▶ [TASK DESCRIPTION]:
Leave the pictures out. Retype exactly the lines below from the one containing "Clone this chart in Plotly." through the one containing "háztartásban egy főre", and no others.

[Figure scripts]
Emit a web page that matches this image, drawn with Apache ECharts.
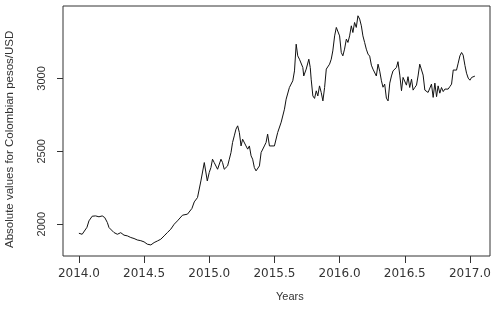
<!DOCTYPE html>
<html>
<head>
<meta charset="utf-8">
<script src="https://cdn.jsdelivr.net/npm/echarts@6/dist/echarts.min.js"></script>
<style>html,body{margin:0;padding:0;background:#fff}#c{width:497px;height:311px}</style>
</head>
<body>
<div id="c"></div>
<script>
const xTicks = [2014.0, 2014.5, 2015.0, 2015.5, 2016.0, 2016.5, 2017.0];
const yTicks = [2000, 2500, 3000];
const xTitle = "Years";
const yTitle = "Absolute values for Colombian pesos/USD";
const years = [
2014.000,2014.025,2014.062,2014.077,2014.102,2014.115,2014.128,2014.154,2014.179,2014.198,
2014.218,2014.231,2014.244,2014.269,2014.282,2014.295,2014.321,2014.346,2014.372,2014.398,
2014.423,2014.448,2014.475,2014.500,2014.525,2014.552,2014.564,2014.577,2014.602,2014.628,
2014.654,2014.679,2014.705,2014.731,2014.756,2014.795,2014.833,2014.867,2014.885,2014.910,
2014.936,2014.948,2014.962,2014.975,2014.985,2015.000,2015.013,2015.025,2015.038,2015.052,
2015.064,2015.077,2015.090,2015.102,2015.115,2015.128,2015.141,2015.154,2015.167,2015.179,
2015.192,2015.205,2015.218,2015.231,2015.244,2015.256,2015.269,2015.282,2015.295,2015.308,
2015.321,2015.333,2015.346,2015.359,2015.372,2015.385,2015.398,2015.410,2015.423,2015.436,
2015.448,2015.462,2015.475,2015.500,2015.525,2015.552,2015.577,2015.590,2015.615,2015.641,
2015.654,2015.667,2015.679,2015.692,2015.705,2015.718,2015.725,2015.744,2015.764,2015.775,
2015.782,2015.795,2015.808,2015.821,2015.833,2015.846,2015.859,2015.872,2015.885,2015.898,
2015.910,2015.923,2015.936,2015.948,2015.962,2015.975,2015.987,2016.000,2016.013,2016.025,
2016.038,2016.052,2016.064,2016.077,2016.090,2016.102,2016.115,2016.128,2016.141,2016.154,
2016.167,2016.179,2016.192,2016.205,2016.218,2016.231,2016.244,2016.256,2016.269,2016.282,
2016.295,2016.308,2016.321,2016.333,2016.346,2016.359,2016.372,2016.385,2016.398,2016.410,
2016.423,2016.436,2016.448,2016.462,2016.475,2016.487,2016.500,2016.513,2016.525,2016.538,
2016.552,2016.564,2016.577,2016.590,2016.602,2016.615,2016.628,2016.641,2016.654,2016.667,
2016.679,2016.692,2016.705,2016.718,2016.731,2016.744,2016.756,2016.769,2016.782,2016.795,
2016.808,2016.821,2016.833,2016.846,2016.859,2016.872,2016.885,2016.897,2016.910,2016.923,
2016.936,2016.948,2016.962,2016.974,2016.987,2017.000,2017.013,2017.025,2017.038
];
const values = [
1938,1931,1979,2023,2055,2048,2057,2051,2057,2046,
2012,1977,1966,1943,1931,1931,1942,1925,1920,1909,
1902,1892,1887,1879,1863,1858,1851,1874,1885,1897,
1920,1943,1966,2000,2023,2062,2069,2108,2153,2183,
2297,2309,2423,2434,2297,2355,2389,2446,2423,2412,
2377,2377,2446,2423,2377,2382,2400,2446,2492,2561,
2606,2652,2675,2629,2537,2583,2572,2537,2515,2537,
2469,2446,2389,2366,2377,2400,2492,2503,2537,2561,
2618,2537,2549,2537,2629,2700,2789,2858,2938,2984,
3052,3235,3155,3132,3132,3075,3017,3064,3132,3075,
2995,2880,2863,2915,2880,2949,2904,2846,2938,3064,
3075,3098,3132,3189,3292,3350,3338,3292,3178,3155,
3201,3270,3247,3292,3361,3315,3384,3350,3430,3407,
3361,3292,3247,3201,3167,3153,3091,3064,3052,3017,
3098,3050,2984,2940,2961,2865,2846,2968,3017,3052,
3064,3075,3115,3023,2916,3007,2995,2954,3012,2938,
2995,2920,2938,2954,3017,3098,3098,3023,2920,2910,
2904,2906,2961,2870,2968,2875,2949,2899,2938,2910,
2927,2938,2927,2944,2961,3058,3071,3057,3105,3155,
3178,3160,3088,3036,3002,2988,3007,3006,3016
];
const data = years.map((y, i) => [y, values[i]]);

const chart = echarts.init(document.getElementById('c'), null, {renderer: 'canvas'});
chart.setOption({
  animation: false,
  backgroundColor: '#fff',
  grid: {left: 63, right: 7, top: 6, bottom: 55, show: true, borderColor: '#333', borderWidth: 1, backgroundColor: 'transparent'},
  xAxis: {
    type: 'value', min: 2013.878, max: 2017.154,
    axisLine: {show: false},
    splitLine: {show: false},
    axisTick: {show: true, customValues: xTicks, length: 7, inside: false, lineStyle: {color: '#333'}},
    axisLabel: {customValues: xTicks, margin: 12, fontFamily: 'DejaVu Sans', fontSize: 12, color: '#333',
      formatter: v => v.toFixed(1)}
  },
  yAxis: {
    type: 'value', min: 1782, max: 3497,
    axisLine: {show: false},
    splitLine: {show: false},
    axisTick: {show: true, customValues: yTicks, length: 6, inside: false, lineStyle: {color: '#333'}},
    axisLabel: {customValues: yTicks, rotate: 90, margin: 16, fontFamily: 'Liberation Sans', fontSize: 11, color: '#333',
      formatter: v => String(Math.round(v))}
  },
  graphic: [
    {type: 'text', left: 276, top: 291, style: {text: xTitle, font: '11px "Liberation Sans"', fill: '#333'}},
    {type: 'text', x: 4, y: 248, rotation: Math.PI / 2, style: {text: yTitle, font: '11.5px "Liberation Sans"', fill: '#333'}}
  ],
  series: [{
    type: 'line', data: data, showSymbol: false, smooth: false,
    lineStyle: {color: '#111', width: 1}
  }]
});
</script>
</body>
</html>
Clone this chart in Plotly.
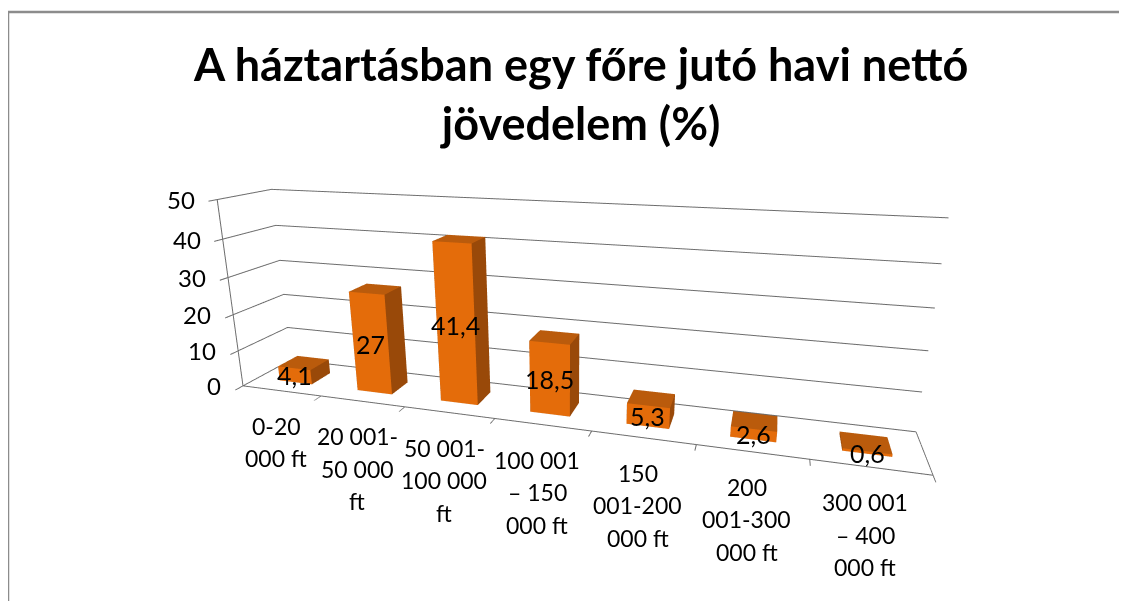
import plotly.graph_objects as go

# ---------------- data ----------------
categories = [
    "0-20<br>000 ft",
    "20 001-<br>50 000<br>ft",
    "50 001-<br>100 000<br>ft",
    "100 001<br>– 150<br>000 ft",
    "150<br>001-200<br>000 ft",
    "200<br>001-300<br>000 ft",
    "300 001<br>– 400<br>000 ft",
]
values = [4.1, 27, 41.4, 18.5, 5.3, 2.6, 0.6]
value_labels = ["4,1", "27", "41,4", "18,5", "5,3", "2,6", "0,6"]
z_ticks = [0, 10, 20, 30, 40, 50]
title_text = "A háztartásban egy főre jutó havi nettó<br>jövedelem (%)"

# ---------------- view / style ----------------
W_FIG, H_FIG = 1119, 593
FONT = "Lato, sans-serif"
GRID = "#6c6c6c"
FRONT = "#E46C0A"
TOP = "#BA5B0C"
SIDE = "#994909"
BAR_HALF = 0.2105
BAR_DEPTH = 0.4107
DEPTH0, DEPTH1 = 0.5 - BAR_DEPTH / 2, 0.5 + BAR_DEPTH / 2
LINE_GAP = 32.5

# ---------------- bars as boxes ----------------
xs, ys, zs, I, J, K, fcol = [], [], [], [], [], [], []
face_spec = [
    ((0, 1, 5), FRONT), ((0, 5, 4), FRONT),
    ((4, 5, 6), TOP), ((4, 6, 7), TOP),
    ((1, 2, 6), SIDE), ((1, 6, 5), SIDE),
    ((0, 3, 7), SIDE), ((0, 7, 4), SIDE),
    ((3, 2, 6), SIDE), ((3, 6, 7), SIDE),
    ((0, 1, 2), SIDE), ((0, 2, 3), SIDE),
]
for idx, v in enumerate(values):
    x0, x1 = idx - BAR_HALF, idx + BAR_HALF
    base = len(xs)
    corners = [
        (x0, DEPTH0, 0), (x1, DEPTH0, 0), (x1, DEPTH1, 0), (x0, DEPTH1, 0),
        (x0, DEPTH0, v), (x1, DEPTH0, v), (x1, DEPTH1, v), (x0, DEPTH1, v),
    ]
    for cx, cy, cz in corners:
        xs.append(cx); ys.append(cy); zs.append(cz)
    for (a, b, c), col in face_spec:
        I.append(base + a); J.append(base + b); K.append(base + c)
        fcol.append(col)

bars = go.Mesh3d(
    x=xs, y=ys, z=zs, i=I, j=J, k=K,
    facecolor=fcol, flatshading=True,
    lighting=dict(ambient=1.0, diffuse=0.0, specular=0.0, roughness=1.0, fresnel=0.0),
    hoverinfo="skip", showscale=False,
)
fig = go.Figure(bars)

# ---------------- annotations ----------------
ann = []
for idx, lab in enumerate(categories):
    for k, line in enumerate(lab.split("<br>")):
        ann.append(dict(x=idx, y=0, z=0, text=line, showarrow=False,
                        xanchor="center", yanchor="middle",
                        xshift=-5, yshift=-(35 + LINE_GAP * k),
                        font=dict(family=FONT, size=23, color="#000000")))
for idx, (v, lab) in enumerate(zip(values, value_labels)):
    ann.append(dict(x=idx, y=DEPTH0, z=v / 2, text=lab, showarrow=False,
                    xanchor="center", yanchor="middle",
                    font=dict(family=FONT, size=25, color="#000000")))
for t in z_ticks:
    ann.append(dict(x=-0.5, y=0, z=t, text=str(t), showarrow=False,
                    xanchor="right", yanchor="middle", xshift=-20,
                    font=dict(family=FONT, size=24, color="#000000")))

common = dict(showbackground=False, showspikes=False, zeroline=False,
              showticklabels=False, title=dict(text=""),
              linecolor=GRID, linewidth=2, tickcolor=GRID, tickwidth=2)

fig.update_layout(
    width=W_FIG, height=H_FIG,
    margin=dict(l=0, r=0, t=0, b=0),
    paper_bgcolor="white",
    template="none",
    showlegend=False,
    scene=dict(
        domain=dict(x=[0, 1], y=[0, 1]),
        xaxis=dict(range=[-0.5, len(values) - 0.5], autorange=False, showgrid=False,
                   showline=True, ticks="outside", ticklen=8,
                   tickvals=[i - 0.5 for i in range(len(values) + 1)], **common),
        yaxis=dict(range=[0, 1], autorange=False, showgrid=False,
                   showline=True, ticks="", **common),
        zaxis=dict(range=[0, 50], autorange=False, showgrid=True,
                   gridcolor=GRID, gridwidth=2, tickvals=z_ticks,
                   showline=True, ticks="outside", ticklen=8, **common),
        aspectmode="manual",
        aspectratio=dict(x=3.3796, y=0.4096, z=1.0),
        camera=dict(eye=dict(x=0.9733, y=-3.1446, z=1.0078),
                    up=dict(x=0, y=0, z=1),
                    center=dict(x=0.0651, y=0, z=0.0413),
                    projection=dict(type="perspective")),
        dragmode=False,
        annotations=ann,
    ),
    annotations=[
        dict(text="<b>" + title_text + "</b>", x=0.512, xref="paper", xanchor="center",
             y=1 - 27 / H_FIG, yref="paper", yanchor="top", showarrow=False,
             font=dict(family=FONT, size=45, color="#000000")),
    ],
    shapes=[dict(type="rect", xref="paper", yref="paper",
                 x0=0, y0=-0.02, x1=1.02, y1=1 - 4 / H_FIG,
                 line=dict(color="#8c8c8c", width=2.5), fillcolor="rgba(0,0,0,0)")],
)

fig.write_html("out.html")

▶ [RESULT OF THIS TASK]:
Clone this chart in Plotly.
import plotly.graph_objects as go

# ---------------- data ----------------
categories = [
    "0-20<br>000 ft",
    "20 001-<br>50 000<br>ft",
    "50 001-<br>100 000<br>ft",
    "100 001<br>– 150<br>000 ft",
    "150<br>001-200<br>000 ft",
    "200<br>001-300<br>000 ft",
    "300 001<br>– 400<br>000 ft",
]
values = [4.1, 27, 41.4, 18.5, 5.3, 2.6, 0.6]
value_labels = ["4,1", "27", "41,4", "18,5", "5,3", "2,6", "0,6"]
z_ticks = [0, 10, 20, 30, 40, 50]
title_text = "A háztartásban egy főre jutó havi nettó<br>jövedelem (%)"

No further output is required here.